Education under Siege: The Conservative, Liberal and Radical Debate over Schooling

By Stanley Aronowitz; Henry Giroux | Go to book overview

PREFACE

For most of the twentieth century American schools enjoyed a unique place in our political and cultural life. Even as deep flaws appeared in our economy during the Great Depression when Americans deepened their suspicion of government and political leaders, schools, teachers and others involved in public education enjoyed positions that offered trust, prestige, hope. While many critics doubted the ability of schools to deliver on the promise of greater equality, few questioned that the American ideology of equal opportunity could be achieved. And, even though few immigrant groups were enabled to rise from the ghettoes and slums by public education, the ability of even a small minority to do so provided an example for sustaining the dreams of millions who might never move up in the social structure.

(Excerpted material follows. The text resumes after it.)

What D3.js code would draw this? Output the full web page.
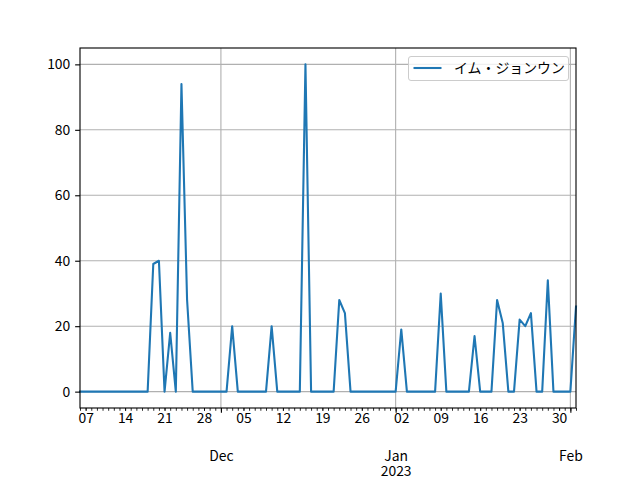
<!DOCTYPE html>
<html>
<head>
<meta charset="utf-8">
<script src="https://cdn.jsdelivr.net/npm/d3@7"></script>
<style>
  body { margin: 0; background: #fff; }
  svg { display: block; }
  text { font-family: "Noto Sans CJK JP", "Noto Sans", sans-serif; fill: #000; }
</style>
</head>
<body>
<svg id="chart" width="640" height="480"></svg>
<script>
const seriesName = "イム・ジョンウン";
const dates = [
  "2022-11-06","2022-11-07","2022-11-08","2022-11-09","2022-11-10","2022-11-11","2022-11-12","2022-11-13","2022-11-14","2022-11-15",
  "2022-11-16","2022-11-17","2022-11-18","2022-11-19","2022-11-20","2022-11-21","2022-11-22","2022-11-23","2022-11-24","2022-11-25",
  "2022-11-26","2022-11-27","2022-11-28","2022-11-29","2022-11-30",
  "2022-12-01","2022-12-02","2022-12-03","2022-12-04","2022-12-05","2022-12-06","2022-12-07","2022-12-08","2022-12-09","2022-12-10",
  "2022-12-11","2022-12-12","2022-12-13","2022-12-14","2022-12-15","2022-12-16","2022-12-17","2022-12-18","2022-12-19","2022-12-20",
  "2022-12-21","2022-12-22","2022-12-23","2022-12-24","2022-12-25","2022-12-26","2022-12-27","2022-12-28","2022-12-29","2022-12-30","2022-12-31",
  "2023-01-01","2023-01-02","2023-01-03","2023-01-04","2023-01-05","2023-01-06","2023-01-07","2023-01-08","2023-01-09","2023-01-10",
  "2023-01-11","2023-01-12","2023-01-13","2023-01-14","2023-01-15","2023-01-16","2023-01-17","2023-01-18","2023-01-19","2023-01-20",
  "2023-01-21","2023-01-22","2023-01-23","2023-01-24","2023-01-25","2023-01-26","2023-01-27","2023-01-28","2023-01-29","2023-01-30","2023-01-31",
  "2023-02-01","2023-02-02"
];
const values = [
  0,0,0,0,0,0,0,0,0,0,0,0,0, 39,40,0,18,0,94,28,0,
  0,0,0,0,0,0, 20, 0,0,0,0,0,0, 20, 0,0,0,0,0, 100, 0,0,0,0,0, 28,24,
  0,0,0,0,0,0,0,0,0, 19, 0,0,0,0,0,0, 30, 0,0,0,0,0, 17, 0,0,0,
  28,21,0,0,22,20,24,0,0,34, 0,0,0,0, 26
];
const weekTickDates = ["2022-11-07","2022-11-14","2022-11-21","2022-11-28","2022-12-05","2022-12-12","2022-12-19","2022-12-26","2023-01-02","2023-01-09","2023-01-16","2023-01-23","2023-01-30"];
const weekTickLabels = ["07","14","21","28","05","12","19","26","02","09","16","23","30"];
const monthTickDates = ["2022-12-01","2023-01-01","2023-02-01"];
const monthTickLabels = ["Dec","Jan","Feb"];
const yearTickLabels = ["","2023",""];
const yTicks = [0,20,40,60,80,100];

const PT = 100 / 72;
const FONT = '"Noto Sans CJK JP", sans-serif';
const parse = d3.utcParse("%Y-%m-%d");
const data = dates.map((d, i) => ({ date: parse(d), value: values[i] }));

const svg = d3.select("#chart");
const L = 80, R = 576, T = 48, B = 408;

const x = d3.scaleUtc()
  .domain(d3.extent(data, d => d.date))
  .range([L, R]);
const yMin = d3.min(values), yMax = d3.max(values);
const pad = (yMax - yMin) * 0.05;
const y = d3.scaleLinear().domain([yMin - pad, yMax + pad]).range([B, T]);

const monthDates = monthTickDates.map(parse);
const weekDates = weekTickDates.map(parse);
const dayDates = d3.utcDay.range(x.domain()[0], d3.utcDay.offset(x.domain()[1], 1));

// grid
const grid = svg.append("g");
grid.selectAll("line.h").data(yTicks).join("line")
  .attr("x1", L).attr("x2", R)
  .attr("y1", d => y(d)).attr("y2", d => y(d))
  .attr("stroke", "#b0b0b0").attr("stroke-width", 0.8 * PT);
grid.selectAll("line.v").data(monthDates).join("line")
  .attr("x1", d => x(d)).attr("x2", d => x(d))
  .attr("y1", T).attr("y2", B)
  .attr("stroke", "#b0b0b0").attr("stroke-width", 0.8 * PT);

// line
const line = d3.line().x(d => x(d.date)).y(d => y(d.value));
svg.append("path").datum(data)
  .attr("fill", "none")
  .attr("stroke", "#1f77b4")
  .attr("stroke-width", 1.5 * PT)
  .attr("stroke-linejoin", "round")
  .attr("stroke-linecap", "square")
  .attr("d", line);

// frame
svg.append("rect").attr("x", L).attr("y", T).attr("width", R - L).attr("height", B - T)
  .attr("fill", "none").attr("stroke", "#000").attr("stroke-width", 0.8 * PT);

// y axis
const yAxis = d3.axisLeft(y).tickValues(yTicks).tickSize(3.5 * PT).tickPadding(3.5 * PT).tickFormat(d3.format("d"));
const yg = svg.append("g").attr("transform", `translate(${L},0)`).call(yAxis);
yg.select(".domain").remove();
yg.selectAll(".tick line").attr("stroke", "#000").attr("stroke-width", 0.8 * PT);
yg.selectAll(".tick text").attr("font-size", "13.9px").attr("font-family", FONT).attr("fill", "#000");

// x minor (daily) ticks
const xDay = d3.axisBottom(x).tickValues(dayDates.filter(d => d <= x.domain()[1])).tickSize(2 * PT).tickFormat("");
const xg1 = svg.append("g").attr("transform", `translate(0,${B})`).call(xDay);
xg1.select(".domain").remove();
xg1.selectAll(".tick line").attr("stroke", "#000").attr("stroke-width", 0.6 * PT);

// weekly labels
const weekLabel = new Map(weekDates.map((d, i) => [+d, weekTickLabels[i]]));
const xWeek = d3.axisBottom(x).tickValues(weekDates).tickSize(2 * PT).tickPadding(2)
  .tickFormat(d => weekLabel.get(+d));
const xg2 = svg.append("g").attr("transform", `translate(0,${B})`).call(xWeek);
xg2.select(".domain").remove();
xg2.selectAll(".tick line").attr("stroke", "#000").attr("stroke-width", 0.6 * PT);
xg2.selectAll(".tick text").attr("font-size", "13.9px").attr("font-family", FONT).attr("fill", "#000");

// monthly major ticks with labels
const xMonth = d3.axisBottom(x).tickValues(monthDates).tickSize(3.5 * PT).tickFormat("");
const xg3 = svg.append("g").attr("transform", `translate(0,${B})`).call(xMonth);
xg3.select(".domain").remove();
xg3.selectAll(".tick line").attr("stroke", "#000").attr("stroke-width", 0.8 * PT);
xg3.selectAll(".tick").each(function(d, i) {
  const g = d3.select(this);
  g.append("text")
    .attr("text-anchor", "middle").attr("x", 0).attr("y", 53)
    .attr("font-size", "13.9px").attr("font-family", FONT).attr("fill", "#000")
    .text(monthTickLabels[i]);
  if (yearTickLabels[i]) {
    g.append("text")
      .attr("text-anchor", "middle").attr("x", 0).attr("y", 68)
      .attr("font-size", "13.9px").attr("font-family", FONT).attr("fill", "#000")
      .text(yearTickLabels[i]);
  }
});

// legend
const lg = svg.append("g");
lg.append("rect").attr("x", 408.5).attr("y", 56.5).attr("width", 160).attr("height", 24)
  .attr("rx", 2.5).attr("fill", "#fff").attr("fill-opacity", 0.8)
  .attr("stroke", "#cccccc").attr("stroke-width", 1);
lg.append("line").attr("x1", 413.5).attr("x2", 441.5).attr("y1", 68).attr("y2", 68)
  .attr("stroke", "#1f77b4").attr("stroke-width", 1.5 * PT);
lg.append("text").attr("x", 454).attr("y", 73).attr("font-size", "13.9px").attr("font-family", FONT).text(seriesName);
</script>
</body>
</html>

Formal education simultaneously represented a departure from, and continuity with, the figure of the self-made man for the working class. School was not designed to foster entrepreneurship, but instead prepared the most successful students for bureaucratic and professional labor. The notion persisted that it was up to the individual to perform well in the classroom in order to achieve liberation from manual labor. In failing to acquire school knowledge, which by the turn of the century was the universal signifier of the promising student, kids condemned themselves to follow their parents into the mines and mills unless they could acquire economic capital. For most working people capital could not be accumulated through hard work after the 1880s when the frontier was closed forever. Most of the farm land had already been tilled, the giant corporations had displaced many smaller firms, and although there existed a few sectors in which skilled workers owned small shops as well as engaged in wage labor, most accepted the idea that you’ll never get rich through hard work. The avenues to small capital accumulation were best demonstrated by such groups as athletes who managed to prevent promoters and team owners from fleecing them; those who entered the underground economy of prostitution, drugs and other illegal trades; and the few skilled workers who started small businesses that grew.

As the twentieth century matured it became increasingly apparent that the schools, more than other institutions, had become the wish mechanism for Americans: that more citizens placed hope for their children in them, and that those who worked in schools were charged with the awesome task of fulfilling the American dream.